*Exercise objective:* Where a line holds the string "chart", return that line.

━━━ Recorded information ━━━

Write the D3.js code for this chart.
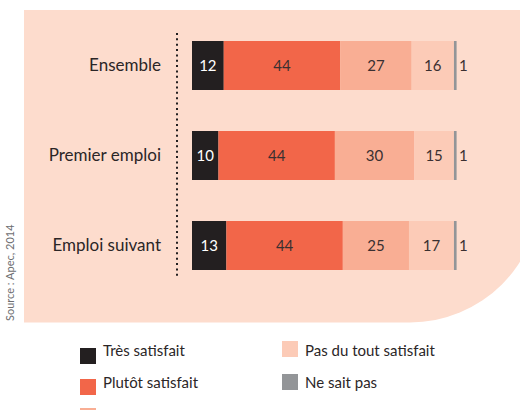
<!DOCTYPE html>
<html>
<head>
<meta charset="utf-8">
<script src="https://cdn.jsdelivr.net/npm/d3@7"></script>
<style>
html,body{margin:0;padding:0;background:#fff;overflow:hidden;}
svg{display:block;}
text{font-family:Lato, "Open Sans", sans-serif;}
</style>
</head>
<body>
<svg id="chart" width="520" height="440"></svg>
<script>
const categories = ["Ensemble", "Premier emploi", "Emploi suivant"];
const seriesNames = ["Très satisfait", "Plutôt satisfait", "Plutôt pas satisfait", "Pas du tout satisfait", "Ne sait pas"];
const tresSatisfait = [12, 10, 13];
const plutotSatisfait = [44, 44, 44];
const plutotPasSatisfait = [27, 30, 25];
const pasDuToutSatisfait = [16, 15, 17];
const neSaitPas = [1, 1, 1];
const colors = ["#231f20", "#f26649", "#f9ae94", "#fccbb7", "#939598"];
const labelColors = ["#ffffff", "#3a3031", "#3a3031", "#3a3031", "#3a3031"];
const sourceText = "Source : Apec, 2014";

const series = [tresSatisfait, plutotSatisfait, plutotPasSatisfait, pasDuToutSatisfait, neSaitPas];
const rows = categories.map((c, i) => {
  const o = {category: c};
  seriesNames.forEach((s, j) => o[s] = series[j][i]);
  return o;
});
const stacked = d3.stack().keys(seriesNames)(rows);

const svg = d3.select("#chart");

// background panel with rounded bottom-right corner
const L = 24, T = 10, R = 540, B = 322.5, rad = 130;
const p = d3.path();
p.moveTo(L, T); p.lineTo(R, T); p.lineTo(R, B - rad);
p.arc(R - rad, B - rad, rad, 0, Math.PI / 2);
p.lineTo(L, B); p.closePath();
svg.append("path").attr("d", p.toString()).attr("fill", "#fddccd");

const x = d3.scaleLinear().domain([0, 100]).range([192, 456.6]);
const y = d3.scaleBand().domain(categories).range([20.5, 290.5]).paddingInner(0.4556).paddingOuter(0.2278);

// dotted separator
svg.append("line")
  .attr("x1", 177).attr("x2", 177).attr("y1", 33).attr("y2", 276)
  .attr("stroke", "#231f20").attr("stroke-width", 2)
  .attr("stroke-dasharray", "2,3.35");

// bars
const g = svg.append("g");
stacked.forEach((layer, j) => {
  g.selectAll(null).data(layer).enter().append("rect")
    .attr("x", d => x(d[0]))
    .attr("y", d => y(d.data.category))
    .attr("width", d => x(d[1]) - x(d[0]))
    .attr("height", y.bandwidth())
    .attr("fill", colors[j]);
});

// value labels
stacked.forEach((layer, j) => {
  g.selectAll(null).data(layer).enter().append("text")
    .attr("x", d => j === 4 ? x(d[1]) + 2.5 : (x(d[0]) + x(d[1])) / 2)
    .attr("y", d => y(d.data.category) + y.bandwidth() / 2)
    .attr("dy", "0.36em")
    .attr("text-anchor", j === 4 ? "start" : "middle")
    .attr("font-size", 15)
    .attr("fill", labelColors[j])
    .text(d => d[1] - d[0]);
});

// category axis
const yAxis = d3.axisLeft(y).tickSize(0).tickPadding(0);
const ag = svg.append("g").attr("transform", "translate(161,0)").call(yAxis);
ag.select(".domain").remove();
ag.selectAll("text").attr("font-size", 17).attr("fill", "#2b2627")
  .attr("font-family", "Lato, sans-serif");

// source
svg.append("text")
  .attr("transform", "translate(14,321) rotate(-90)")
  .attr("font-size", 11).attr("fill", "#6d6e71")
  .text(sourceText);

// legend (third row lies mostly below the visible area, as in the original)
const legendPos = [
  {sx: 80, sy: 348, tx: 103, ty: 356},
  {sx: 80, sy: 379, tx: 103, ty: 388},
  {sx: 80, sy: 408, tx: 103, ty: 422},
  {sx: 282, sy: 341, tx: 305, ty: 356},
  {sx: 282, sy: 374, tx: 305, ty: 388}
];
const lg = svg.append("g");
seriesNames.forEach((s, j) => {
  const pos = legendPos[j];
  lg.append("rect").attr("x", pos.sx).attr("y", pos.sy).attr("width", 16).attr("height", 16).attr("fill", colors[j]);
  lg.append("text").attr("x", pos.tx).attr("y", pos.ty).attr("font-size", 15).attr("fill", "#2b2627").text(s);
});
</script>
</body>
</html>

━━━

*Response to the exercise:*
Write the D3.js code for this chart.
<svg id="chart" width="520" height="440"></svg>
const svg = d3.select("#chart");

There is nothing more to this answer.